Source code of charts
————————
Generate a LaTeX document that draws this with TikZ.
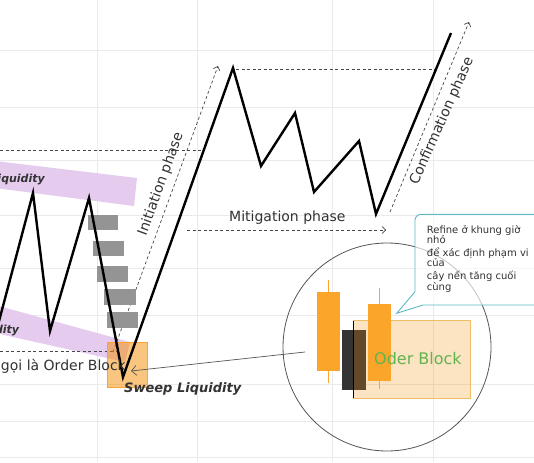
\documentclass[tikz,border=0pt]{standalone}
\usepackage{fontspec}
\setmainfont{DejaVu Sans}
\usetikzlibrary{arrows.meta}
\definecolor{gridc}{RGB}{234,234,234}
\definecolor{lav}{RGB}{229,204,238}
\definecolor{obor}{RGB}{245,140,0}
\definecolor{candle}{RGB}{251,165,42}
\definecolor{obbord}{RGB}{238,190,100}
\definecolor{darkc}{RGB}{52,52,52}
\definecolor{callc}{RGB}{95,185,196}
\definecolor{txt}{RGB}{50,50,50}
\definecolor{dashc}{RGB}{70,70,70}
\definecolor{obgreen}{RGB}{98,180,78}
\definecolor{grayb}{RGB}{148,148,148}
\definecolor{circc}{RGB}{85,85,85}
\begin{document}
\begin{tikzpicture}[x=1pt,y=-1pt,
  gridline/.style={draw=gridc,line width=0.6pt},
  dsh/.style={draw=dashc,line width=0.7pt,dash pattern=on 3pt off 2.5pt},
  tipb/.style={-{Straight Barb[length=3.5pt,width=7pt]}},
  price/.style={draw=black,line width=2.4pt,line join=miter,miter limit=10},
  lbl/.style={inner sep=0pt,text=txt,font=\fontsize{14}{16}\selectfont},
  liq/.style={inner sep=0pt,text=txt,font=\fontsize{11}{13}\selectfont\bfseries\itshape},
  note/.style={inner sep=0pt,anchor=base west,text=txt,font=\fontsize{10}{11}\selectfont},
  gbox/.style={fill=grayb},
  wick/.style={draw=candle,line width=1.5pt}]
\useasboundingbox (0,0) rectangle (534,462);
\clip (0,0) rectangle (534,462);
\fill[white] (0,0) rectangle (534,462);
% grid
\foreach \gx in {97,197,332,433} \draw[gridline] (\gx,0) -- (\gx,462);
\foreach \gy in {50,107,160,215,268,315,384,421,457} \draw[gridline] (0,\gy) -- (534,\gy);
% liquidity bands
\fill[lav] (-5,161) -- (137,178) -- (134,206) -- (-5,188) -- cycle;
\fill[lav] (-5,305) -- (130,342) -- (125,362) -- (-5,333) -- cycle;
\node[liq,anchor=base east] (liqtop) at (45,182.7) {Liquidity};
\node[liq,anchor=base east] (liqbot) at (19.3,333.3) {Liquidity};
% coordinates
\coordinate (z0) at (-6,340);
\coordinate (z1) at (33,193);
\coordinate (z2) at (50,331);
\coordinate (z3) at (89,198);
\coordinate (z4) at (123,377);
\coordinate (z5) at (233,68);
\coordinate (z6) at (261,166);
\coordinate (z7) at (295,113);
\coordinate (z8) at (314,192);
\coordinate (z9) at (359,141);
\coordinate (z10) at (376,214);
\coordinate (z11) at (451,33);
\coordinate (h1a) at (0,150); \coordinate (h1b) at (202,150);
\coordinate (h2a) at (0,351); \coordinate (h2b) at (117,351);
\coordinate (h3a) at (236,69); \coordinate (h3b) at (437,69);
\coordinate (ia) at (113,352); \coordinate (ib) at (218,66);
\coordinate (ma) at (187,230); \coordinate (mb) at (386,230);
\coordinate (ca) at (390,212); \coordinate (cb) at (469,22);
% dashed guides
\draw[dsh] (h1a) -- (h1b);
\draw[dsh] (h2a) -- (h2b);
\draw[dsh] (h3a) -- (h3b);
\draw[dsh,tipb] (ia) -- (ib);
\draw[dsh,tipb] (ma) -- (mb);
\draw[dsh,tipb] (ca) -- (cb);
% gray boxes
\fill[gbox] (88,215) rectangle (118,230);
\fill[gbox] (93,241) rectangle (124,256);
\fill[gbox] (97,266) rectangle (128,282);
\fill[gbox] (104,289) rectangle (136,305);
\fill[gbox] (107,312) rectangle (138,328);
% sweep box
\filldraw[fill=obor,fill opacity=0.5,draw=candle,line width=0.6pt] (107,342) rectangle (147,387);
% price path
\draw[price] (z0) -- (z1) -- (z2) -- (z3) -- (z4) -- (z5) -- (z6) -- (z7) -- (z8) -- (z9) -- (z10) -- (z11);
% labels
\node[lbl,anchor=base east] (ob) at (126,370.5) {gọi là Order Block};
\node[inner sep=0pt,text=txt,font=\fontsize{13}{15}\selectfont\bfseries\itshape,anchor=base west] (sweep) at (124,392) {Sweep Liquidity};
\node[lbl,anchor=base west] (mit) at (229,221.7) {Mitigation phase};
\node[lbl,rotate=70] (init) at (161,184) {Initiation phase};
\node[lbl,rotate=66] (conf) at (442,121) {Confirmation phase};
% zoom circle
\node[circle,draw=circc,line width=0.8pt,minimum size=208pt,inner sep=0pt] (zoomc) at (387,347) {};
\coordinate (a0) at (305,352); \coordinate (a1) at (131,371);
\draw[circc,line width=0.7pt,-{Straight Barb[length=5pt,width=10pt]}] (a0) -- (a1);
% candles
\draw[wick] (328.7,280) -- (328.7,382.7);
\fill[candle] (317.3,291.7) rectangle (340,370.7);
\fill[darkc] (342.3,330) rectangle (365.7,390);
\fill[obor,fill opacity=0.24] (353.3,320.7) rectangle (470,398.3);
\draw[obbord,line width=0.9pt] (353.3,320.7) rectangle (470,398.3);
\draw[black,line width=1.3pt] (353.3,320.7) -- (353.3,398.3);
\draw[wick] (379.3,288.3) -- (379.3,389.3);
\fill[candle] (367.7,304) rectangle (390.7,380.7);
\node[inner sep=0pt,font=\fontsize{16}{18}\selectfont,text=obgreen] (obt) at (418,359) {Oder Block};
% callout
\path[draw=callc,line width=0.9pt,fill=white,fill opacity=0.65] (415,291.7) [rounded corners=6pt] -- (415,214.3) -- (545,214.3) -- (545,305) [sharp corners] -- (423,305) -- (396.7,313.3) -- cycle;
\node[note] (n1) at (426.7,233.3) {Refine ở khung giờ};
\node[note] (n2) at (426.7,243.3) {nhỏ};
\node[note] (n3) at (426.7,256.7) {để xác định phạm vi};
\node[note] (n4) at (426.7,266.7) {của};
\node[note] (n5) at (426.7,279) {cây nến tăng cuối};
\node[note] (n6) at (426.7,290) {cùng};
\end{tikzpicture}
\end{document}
————————
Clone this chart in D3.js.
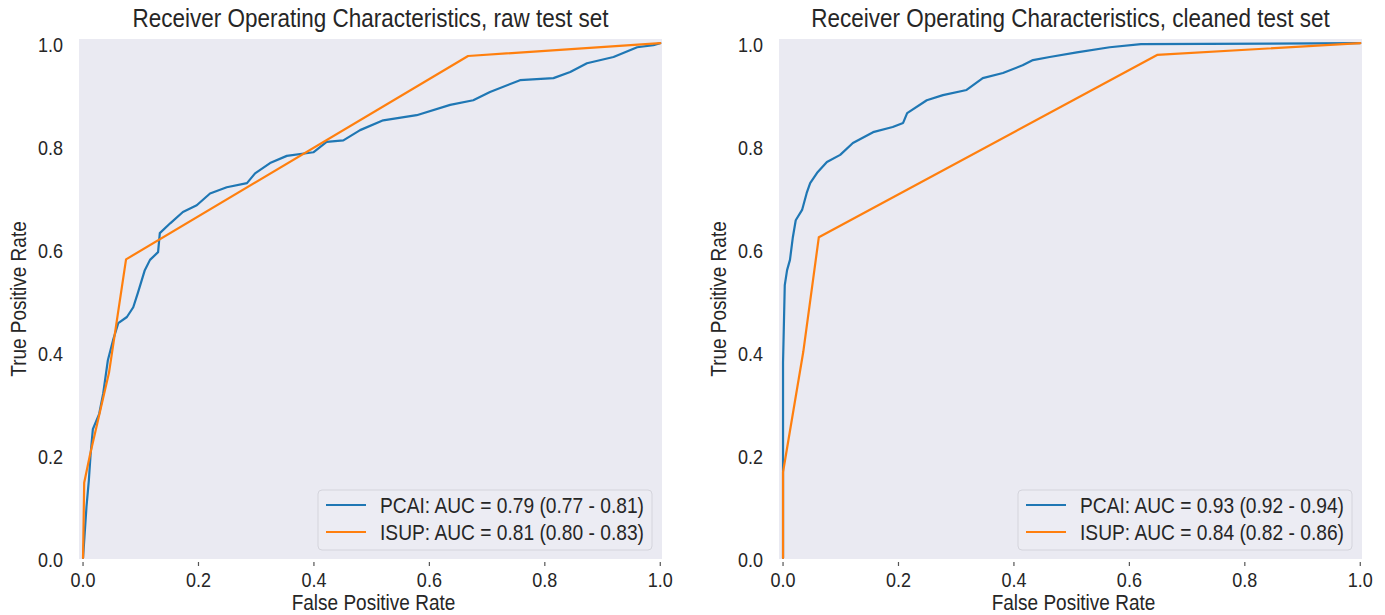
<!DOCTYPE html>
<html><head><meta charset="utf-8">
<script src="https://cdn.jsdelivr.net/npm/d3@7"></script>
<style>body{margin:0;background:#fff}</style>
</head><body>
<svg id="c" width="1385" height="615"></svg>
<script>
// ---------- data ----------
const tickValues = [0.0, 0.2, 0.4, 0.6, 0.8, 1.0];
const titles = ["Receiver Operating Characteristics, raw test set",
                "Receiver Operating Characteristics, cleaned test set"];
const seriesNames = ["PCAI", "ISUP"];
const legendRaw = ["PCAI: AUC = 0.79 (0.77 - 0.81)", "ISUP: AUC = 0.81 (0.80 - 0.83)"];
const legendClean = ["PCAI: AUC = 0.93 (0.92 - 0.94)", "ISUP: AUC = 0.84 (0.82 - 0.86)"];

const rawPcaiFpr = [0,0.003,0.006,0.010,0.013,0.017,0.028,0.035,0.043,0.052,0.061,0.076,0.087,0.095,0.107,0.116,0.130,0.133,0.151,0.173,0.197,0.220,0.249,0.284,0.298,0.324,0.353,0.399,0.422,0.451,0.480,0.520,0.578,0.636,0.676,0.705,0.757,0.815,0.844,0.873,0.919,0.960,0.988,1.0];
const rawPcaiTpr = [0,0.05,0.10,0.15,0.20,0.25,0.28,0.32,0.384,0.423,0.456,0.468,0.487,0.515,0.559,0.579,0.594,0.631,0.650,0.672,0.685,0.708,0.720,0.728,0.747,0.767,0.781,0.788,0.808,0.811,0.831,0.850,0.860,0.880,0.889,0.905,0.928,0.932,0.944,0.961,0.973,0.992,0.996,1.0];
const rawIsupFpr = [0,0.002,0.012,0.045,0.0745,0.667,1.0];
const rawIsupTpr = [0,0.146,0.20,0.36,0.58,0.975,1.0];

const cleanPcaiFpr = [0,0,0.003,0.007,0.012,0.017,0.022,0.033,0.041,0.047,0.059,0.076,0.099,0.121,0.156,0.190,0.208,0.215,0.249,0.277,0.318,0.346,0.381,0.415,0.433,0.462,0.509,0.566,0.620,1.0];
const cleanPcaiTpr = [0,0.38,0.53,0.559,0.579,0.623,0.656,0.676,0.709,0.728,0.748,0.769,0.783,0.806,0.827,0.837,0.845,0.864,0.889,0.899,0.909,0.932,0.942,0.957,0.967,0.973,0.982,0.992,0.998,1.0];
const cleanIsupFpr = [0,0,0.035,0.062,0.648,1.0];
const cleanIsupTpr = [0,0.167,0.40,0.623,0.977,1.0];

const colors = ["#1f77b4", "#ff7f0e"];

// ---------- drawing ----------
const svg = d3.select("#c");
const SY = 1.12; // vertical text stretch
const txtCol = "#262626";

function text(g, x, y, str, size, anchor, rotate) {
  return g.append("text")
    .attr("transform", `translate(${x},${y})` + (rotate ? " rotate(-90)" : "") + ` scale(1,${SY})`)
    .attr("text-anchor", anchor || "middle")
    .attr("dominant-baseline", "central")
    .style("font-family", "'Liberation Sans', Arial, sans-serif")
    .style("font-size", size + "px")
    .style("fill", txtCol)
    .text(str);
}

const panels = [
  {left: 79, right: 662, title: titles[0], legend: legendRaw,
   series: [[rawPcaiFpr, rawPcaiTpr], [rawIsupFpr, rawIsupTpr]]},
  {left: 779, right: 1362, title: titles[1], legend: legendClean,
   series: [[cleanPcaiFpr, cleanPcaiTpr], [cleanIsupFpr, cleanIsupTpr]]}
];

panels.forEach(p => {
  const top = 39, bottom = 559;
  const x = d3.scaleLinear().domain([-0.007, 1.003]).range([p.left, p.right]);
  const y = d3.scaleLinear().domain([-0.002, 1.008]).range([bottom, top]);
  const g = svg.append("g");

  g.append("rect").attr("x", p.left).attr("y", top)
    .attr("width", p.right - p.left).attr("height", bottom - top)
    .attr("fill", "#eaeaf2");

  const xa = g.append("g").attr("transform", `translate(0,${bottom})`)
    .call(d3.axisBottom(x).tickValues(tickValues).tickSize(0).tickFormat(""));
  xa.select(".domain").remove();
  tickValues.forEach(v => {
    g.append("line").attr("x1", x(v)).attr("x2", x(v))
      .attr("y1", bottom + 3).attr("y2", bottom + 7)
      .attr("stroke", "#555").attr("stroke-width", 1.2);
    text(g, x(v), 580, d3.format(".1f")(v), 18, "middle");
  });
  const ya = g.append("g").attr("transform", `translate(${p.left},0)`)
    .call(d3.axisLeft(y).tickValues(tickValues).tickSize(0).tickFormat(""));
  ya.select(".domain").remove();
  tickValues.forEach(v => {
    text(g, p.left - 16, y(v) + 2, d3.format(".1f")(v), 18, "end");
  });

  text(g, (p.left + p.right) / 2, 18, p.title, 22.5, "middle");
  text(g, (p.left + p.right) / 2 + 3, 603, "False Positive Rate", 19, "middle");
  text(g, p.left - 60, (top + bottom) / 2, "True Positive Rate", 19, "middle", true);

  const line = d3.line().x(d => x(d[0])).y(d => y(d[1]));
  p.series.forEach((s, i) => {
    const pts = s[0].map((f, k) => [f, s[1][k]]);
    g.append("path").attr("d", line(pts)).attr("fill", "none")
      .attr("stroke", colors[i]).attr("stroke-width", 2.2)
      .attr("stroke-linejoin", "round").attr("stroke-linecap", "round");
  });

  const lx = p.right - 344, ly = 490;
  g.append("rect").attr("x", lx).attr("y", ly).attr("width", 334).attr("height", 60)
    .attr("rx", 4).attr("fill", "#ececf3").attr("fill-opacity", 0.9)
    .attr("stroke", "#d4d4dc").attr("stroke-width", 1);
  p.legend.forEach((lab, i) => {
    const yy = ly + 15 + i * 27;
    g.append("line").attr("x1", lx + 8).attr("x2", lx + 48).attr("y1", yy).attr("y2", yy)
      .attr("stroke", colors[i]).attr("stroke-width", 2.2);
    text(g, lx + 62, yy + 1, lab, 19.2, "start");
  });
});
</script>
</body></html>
————————
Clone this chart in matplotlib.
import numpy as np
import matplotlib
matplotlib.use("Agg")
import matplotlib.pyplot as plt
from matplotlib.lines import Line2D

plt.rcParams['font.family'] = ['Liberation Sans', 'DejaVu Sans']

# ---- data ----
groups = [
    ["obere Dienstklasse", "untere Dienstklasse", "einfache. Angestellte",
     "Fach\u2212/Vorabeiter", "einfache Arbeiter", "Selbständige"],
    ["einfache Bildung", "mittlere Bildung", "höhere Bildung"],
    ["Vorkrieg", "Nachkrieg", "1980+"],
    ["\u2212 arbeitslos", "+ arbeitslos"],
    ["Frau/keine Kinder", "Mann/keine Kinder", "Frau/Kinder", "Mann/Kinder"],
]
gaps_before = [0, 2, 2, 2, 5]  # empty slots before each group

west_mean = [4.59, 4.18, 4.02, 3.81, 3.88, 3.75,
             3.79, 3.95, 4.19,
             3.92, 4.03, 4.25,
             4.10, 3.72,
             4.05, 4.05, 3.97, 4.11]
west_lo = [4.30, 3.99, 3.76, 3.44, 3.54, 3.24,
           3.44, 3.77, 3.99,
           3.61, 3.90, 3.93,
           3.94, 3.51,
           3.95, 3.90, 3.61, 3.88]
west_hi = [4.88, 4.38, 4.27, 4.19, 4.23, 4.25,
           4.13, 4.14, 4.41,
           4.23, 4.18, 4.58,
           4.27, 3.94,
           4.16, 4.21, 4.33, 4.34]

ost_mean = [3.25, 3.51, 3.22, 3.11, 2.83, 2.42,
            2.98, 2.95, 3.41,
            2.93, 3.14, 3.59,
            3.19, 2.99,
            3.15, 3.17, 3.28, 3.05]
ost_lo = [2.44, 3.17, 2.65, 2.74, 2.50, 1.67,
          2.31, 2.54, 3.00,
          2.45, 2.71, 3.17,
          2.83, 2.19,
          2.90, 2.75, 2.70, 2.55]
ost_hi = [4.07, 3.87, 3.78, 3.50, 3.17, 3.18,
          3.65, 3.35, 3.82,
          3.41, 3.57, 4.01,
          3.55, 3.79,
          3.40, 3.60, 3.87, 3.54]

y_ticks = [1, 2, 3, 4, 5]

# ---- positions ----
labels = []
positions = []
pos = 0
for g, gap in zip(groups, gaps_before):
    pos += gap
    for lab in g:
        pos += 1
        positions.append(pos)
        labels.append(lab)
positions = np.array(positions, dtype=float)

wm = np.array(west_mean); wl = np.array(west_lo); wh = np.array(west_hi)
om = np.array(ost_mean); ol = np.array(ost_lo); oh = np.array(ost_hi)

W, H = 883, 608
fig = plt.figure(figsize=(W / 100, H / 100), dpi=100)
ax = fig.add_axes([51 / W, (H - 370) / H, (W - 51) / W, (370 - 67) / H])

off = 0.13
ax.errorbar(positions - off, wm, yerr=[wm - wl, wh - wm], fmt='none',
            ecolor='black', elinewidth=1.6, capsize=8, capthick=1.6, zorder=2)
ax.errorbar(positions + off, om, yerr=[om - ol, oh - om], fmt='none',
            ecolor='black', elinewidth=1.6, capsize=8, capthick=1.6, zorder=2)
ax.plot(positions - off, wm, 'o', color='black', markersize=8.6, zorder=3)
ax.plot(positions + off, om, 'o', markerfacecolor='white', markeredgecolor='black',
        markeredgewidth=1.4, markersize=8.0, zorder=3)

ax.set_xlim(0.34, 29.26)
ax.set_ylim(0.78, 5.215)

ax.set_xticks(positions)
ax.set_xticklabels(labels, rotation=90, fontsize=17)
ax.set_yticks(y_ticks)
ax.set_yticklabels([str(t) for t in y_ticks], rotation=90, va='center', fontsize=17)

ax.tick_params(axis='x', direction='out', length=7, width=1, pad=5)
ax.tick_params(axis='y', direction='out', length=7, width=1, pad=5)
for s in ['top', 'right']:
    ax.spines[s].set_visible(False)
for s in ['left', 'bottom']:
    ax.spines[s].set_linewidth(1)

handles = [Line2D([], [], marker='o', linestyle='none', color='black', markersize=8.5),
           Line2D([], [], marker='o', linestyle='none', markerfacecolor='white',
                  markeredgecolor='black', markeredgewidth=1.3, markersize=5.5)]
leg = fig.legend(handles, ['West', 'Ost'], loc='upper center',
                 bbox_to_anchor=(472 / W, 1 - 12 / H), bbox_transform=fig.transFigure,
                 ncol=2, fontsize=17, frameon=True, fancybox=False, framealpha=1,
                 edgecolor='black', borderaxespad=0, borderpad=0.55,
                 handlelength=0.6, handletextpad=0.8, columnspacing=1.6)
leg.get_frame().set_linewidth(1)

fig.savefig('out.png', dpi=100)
————————
Extract exactly and only the lines above from the line containing "Clone this chart in matplotlib." through the line containing "plt.rcParams['font.family'] = ['Liberation", both end lines included.

■ SOLUTION:
Clone this chart in matplotlib.
import numpy as np
import matplotlib
matplotlib.use("Agg")
import matplotlib.pyplot as plt
from matplotlib.lines import Line2D

plt.rcParams['font.family'] = ['Liberation Sans', 'DejaVu Sans']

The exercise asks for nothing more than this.